Given problem: Exactly as written, retype the listing below, omitting the pictures.
START
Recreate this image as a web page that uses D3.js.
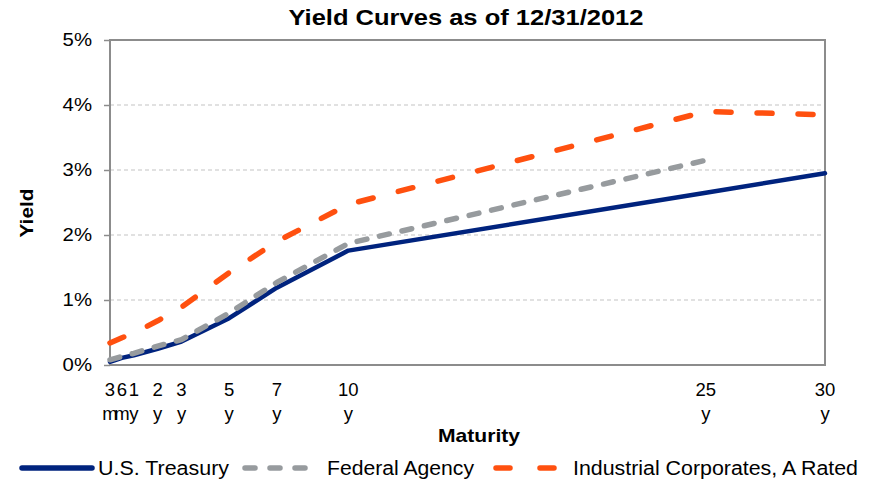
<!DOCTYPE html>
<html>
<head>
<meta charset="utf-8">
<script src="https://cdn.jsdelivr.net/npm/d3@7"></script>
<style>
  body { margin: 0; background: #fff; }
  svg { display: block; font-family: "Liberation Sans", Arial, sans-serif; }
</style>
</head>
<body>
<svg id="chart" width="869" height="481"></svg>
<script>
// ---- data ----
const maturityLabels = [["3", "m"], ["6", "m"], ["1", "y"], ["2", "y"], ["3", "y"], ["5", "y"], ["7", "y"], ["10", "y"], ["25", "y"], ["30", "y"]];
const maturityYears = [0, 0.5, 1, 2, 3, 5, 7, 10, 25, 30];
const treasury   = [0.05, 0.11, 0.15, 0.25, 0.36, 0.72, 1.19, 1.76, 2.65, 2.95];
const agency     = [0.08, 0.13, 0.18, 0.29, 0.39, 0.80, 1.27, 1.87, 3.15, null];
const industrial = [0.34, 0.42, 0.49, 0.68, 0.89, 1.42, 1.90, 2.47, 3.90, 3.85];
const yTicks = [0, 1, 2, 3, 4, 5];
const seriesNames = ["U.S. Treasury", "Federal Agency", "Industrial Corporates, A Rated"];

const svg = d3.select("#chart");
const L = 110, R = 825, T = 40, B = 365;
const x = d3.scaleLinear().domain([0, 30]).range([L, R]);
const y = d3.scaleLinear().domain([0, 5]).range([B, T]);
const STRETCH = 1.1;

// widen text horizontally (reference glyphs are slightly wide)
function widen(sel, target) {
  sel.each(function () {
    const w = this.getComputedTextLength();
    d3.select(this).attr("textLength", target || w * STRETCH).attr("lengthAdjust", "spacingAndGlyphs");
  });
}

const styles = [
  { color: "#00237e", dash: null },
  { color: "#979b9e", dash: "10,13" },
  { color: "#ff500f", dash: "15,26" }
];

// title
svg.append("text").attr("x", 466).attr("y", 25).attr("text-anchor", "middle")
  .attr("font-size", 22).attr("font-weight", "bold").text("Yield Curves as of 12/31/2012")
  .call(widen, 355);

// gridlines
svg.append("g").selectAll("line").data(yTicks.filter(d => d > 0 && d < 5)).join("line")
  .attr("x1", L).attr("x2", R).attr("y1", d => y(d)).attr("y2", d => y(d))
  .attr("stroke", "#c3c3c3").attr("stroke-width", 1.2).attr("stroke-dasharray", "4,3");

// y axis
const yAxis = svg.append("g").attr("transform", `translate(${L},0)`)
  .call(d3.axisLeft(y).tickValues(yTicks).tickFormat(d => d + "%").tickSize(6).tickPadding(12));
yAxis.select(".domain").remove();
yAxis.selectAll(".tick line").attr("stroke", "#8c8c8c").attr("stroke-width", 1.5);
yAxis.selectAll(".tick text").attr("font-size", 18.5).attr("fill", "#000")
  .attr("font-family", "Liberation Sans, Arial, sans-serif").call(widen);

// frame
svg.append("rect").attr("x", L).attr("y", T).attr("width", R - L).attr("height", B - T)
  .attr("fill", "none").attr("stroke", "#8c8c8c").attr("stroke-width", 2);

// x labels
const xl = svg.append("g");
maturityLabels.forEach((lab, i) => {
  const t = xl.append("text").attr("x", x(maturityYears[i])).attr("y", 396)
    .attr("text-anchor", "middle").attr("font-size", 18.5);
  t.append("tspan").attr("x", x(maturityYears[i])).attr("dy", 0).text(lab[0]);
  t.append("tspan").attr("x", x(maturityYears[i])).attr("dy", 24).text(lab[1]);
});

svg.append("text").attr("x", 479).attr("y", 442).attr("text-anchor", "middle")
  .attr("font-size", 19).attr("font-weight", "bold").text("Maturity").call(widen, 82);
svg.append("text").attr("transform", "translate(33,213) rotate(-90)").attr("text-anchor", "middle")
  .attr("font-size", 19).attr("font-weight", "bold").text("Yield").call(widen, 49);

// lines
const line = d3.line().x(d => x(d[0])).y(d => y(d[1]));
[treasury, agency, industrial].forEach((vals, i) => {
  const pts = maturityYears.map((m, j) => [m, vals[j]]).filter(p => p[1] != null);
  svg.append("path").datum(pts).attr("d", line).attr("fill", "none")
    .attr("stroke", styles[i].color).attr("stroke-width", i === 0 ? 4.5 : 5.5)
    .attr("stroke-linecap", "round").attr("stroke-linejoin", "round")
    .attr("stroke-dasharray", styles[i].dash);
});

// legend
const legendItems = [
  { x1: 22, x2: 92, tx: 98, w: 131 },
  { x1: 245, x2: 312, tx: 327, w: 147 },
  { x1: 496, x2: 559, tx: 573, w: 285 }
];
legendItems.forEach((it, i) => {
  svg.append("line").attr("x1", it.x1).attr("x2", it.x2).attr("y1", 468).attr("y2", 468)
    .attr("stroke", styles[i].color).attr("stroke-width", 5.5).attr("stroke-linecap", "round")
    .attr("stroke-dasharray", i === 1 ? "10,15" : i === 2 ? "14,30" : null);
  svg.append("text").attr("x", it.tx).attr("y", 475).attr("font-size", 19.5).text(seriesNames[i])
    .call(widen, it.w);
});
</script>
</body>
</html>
END
Answer to the problem:
Recreate this image as a web page that uses D3.js.
<!DOCTYPE html>
<html>
<head>
<meta charset="utf-8">
<script src="https://cdn.jsdelivr.net/npm/d3@7"></script>
<style>
  body { margin: 0; background: #fff; }
  svg { display: block; font-family: "Liberation Sans", Arial, sans-serif; }
</style>
</head>
<body>
<svg id="chart" width="869" height="481"></svg>
<script>
// ---- data ----
const maturityLabels = [["3", "m"], ["6", "m"], ["1", "y"], ["2", "y"], ["3", "y"], ["5", "y"], ["7", "y"], ["10", "y"], ["25", "y"], ["30", "y"]];
const maturityYears = [0, 0.5, 1, 2, 3, 5, 7, 10, 25, 30];
const treasury   = [0.05, 0.11, 0.15, 0.25, 0.36, 0.72, 1.19, 1.76, 2.65, 2.95];
const agency     = [0.08, 0.13, 0.18, 0.29, 0.39, 0.80, 1.27, 1.87, 3.15, null];
const industrial = [0.34, 0.42, 0.49, 0.68, 0.89, 1.42, 1.90, 2.47, 3.90, 3.85];
const yTicks = [0, 1, 2, 3, 4, 5];
const seriesNames = ["U.S. Treasury", "Federal Agency", "Industrial Corporates, A Rated"];

const svg = d3.select("#chart");
const L = 110, R = 825, T = 40, B = 365;
const x = d3.scaleLinear().domain([0, 30]).range([L, R]);
const y = d3.scaleLinear().domain([0, 5]).range([B, T]);
const STRETCH = 1.1;

// widen text horizontally (reference glyphs are slightly wide)
function widen(sel, target) {
  sel.each(function () {
    const w = this.getComputedTextLength();
    d3.select(this).attr("textLength", target || w * STRETCH).attr("lengthAdjust", "spacingAndGlyphs");
  });
}

const styles = [
  { color: "#00237e", dash: null },
  { color: "#979b9e", dash: "10,13" },
  { color: "#ff500f", dash: "15,26" }
];

// title
svg.append("text").attr("x", 466).attr("y", 25).attr("text-anchor", "middle")
  .attr("font-size", 22).attr("font-weight", "bold").text("Yield Curves as of 12/31/2012")
  .call(widen, 355);

// gridlines
svg.append("g").selectAll("line").data(yTicks.filter(d => d > 0 && d < 5)).join("line")
  .attr("x1", L).attr("x2", R).attr("y1", d => y(d)).attr("y2", d => y(d))
  .attr("stroke", "#c3c3c3").attr("stroke-width", 1.2).attr("stroke-dasharray", "4,3");

// y axis
const yAxis = svg.append("g").attr("transform", `translate(${L},0)`)
  .call(d3.axisLeft(y).tickValues(yTicks).tickFormat(d => d + "%").tickSize(6).tickPadding(12));
yAxis.select(".domain").remove();
yAxis.selectAll(".tick line").attr("stroke", "#8c8c8c").attr("stroke-width", 1.5);
yAxis.selectAll(".tick text").attr("font-size", 18.5).attr("fill", "#000")
  .attr("font-family", "Liberation Sans, Arial, sans-serif").call(widen);

// frame
svg.append("rect").attr("x", L).attr("y", T).attr("width", R - L).attr("height", B - T)
  .attr("fill", "none").attr("stroke", "#8c8c8c").attr("stroke-width", 2);

// x labels
const xl = svg.append("g");
maturityLabels.forEach((lab, i) => {
  const t = xl.append("text").attr("x", x(maturityYears[i])).attr("y", 396)
    .attr("text-anchor", "middle").attr("font-size", 18.5);
  t.append("tspan").attr("x", x(maturityYears[i])).attr("dy", 0).text(lab[0]);
  t.append("tspan").attr("x", x(maturityYears[i])).attr("dy", 24).text(lab[1]);
});

svg.append("text").attr("x", 479).attr("y", 442).attr("text-anchor", "middle")
  .attr("font-size", 19).attr("font-weight", "bold").text("Maturity").call(widen, 82);
svg.append("text").attr("transform", "translate(33,213) rotate(-90)").attr("text-anchor", "middle")
  .attr("font-size", 19).attr("font-weight", "bold").text("Yield").call(widen, 49);

// lines
const line = d3.line().x(d => x(d[0])).y(d => y(d[1]));
[treasury, agency, industrial].forEach((vals, i) => {
  const pts = maturityYears.map((m, j) => [m, vals[j]]).filter(p => p[1] != null);
  svg.append("path").datum(pts).attr("d", line).attr("fill", "none")
    .attr("stroke", styles[i].color).attr("stroke-width", i === 0 ? 4.5 : 5.5)
    .attr("stroke-linecap", "round").attr("stroke-linejoin", "round")
    .attr("stroke-dasharray", styles[i].dash);
});

// legend
const legendItems = [
  { x1: 22, x2: 92, tx: 98, w: 131 },
  { x1: 245, x2: 312, tx: 327, w: 147 },
  { x1: 496, x2: 559, tx: 573, w: 285 }
];
legendItems.forEach((it, i) => {
  svg.append("line").attr("x1", it.x1).attr("x2", it.x2).attr("y1", 468).attr("y2", 468)
    .attr("stroke", styles[i].color).attr("stroke-width", 5.5).attr("stroke-linecap", "round")
    .attr("stroke-dasharray", i === 1 ? "10,15" : i === 2 ? "14,30" : null);
  svg.append("text").attr("x", it.tx).attr("y", 475).attr("font-size", 19.5).text(seriesNames[i])
    .call(widen, it.w);
});
</script>
</body>
</html>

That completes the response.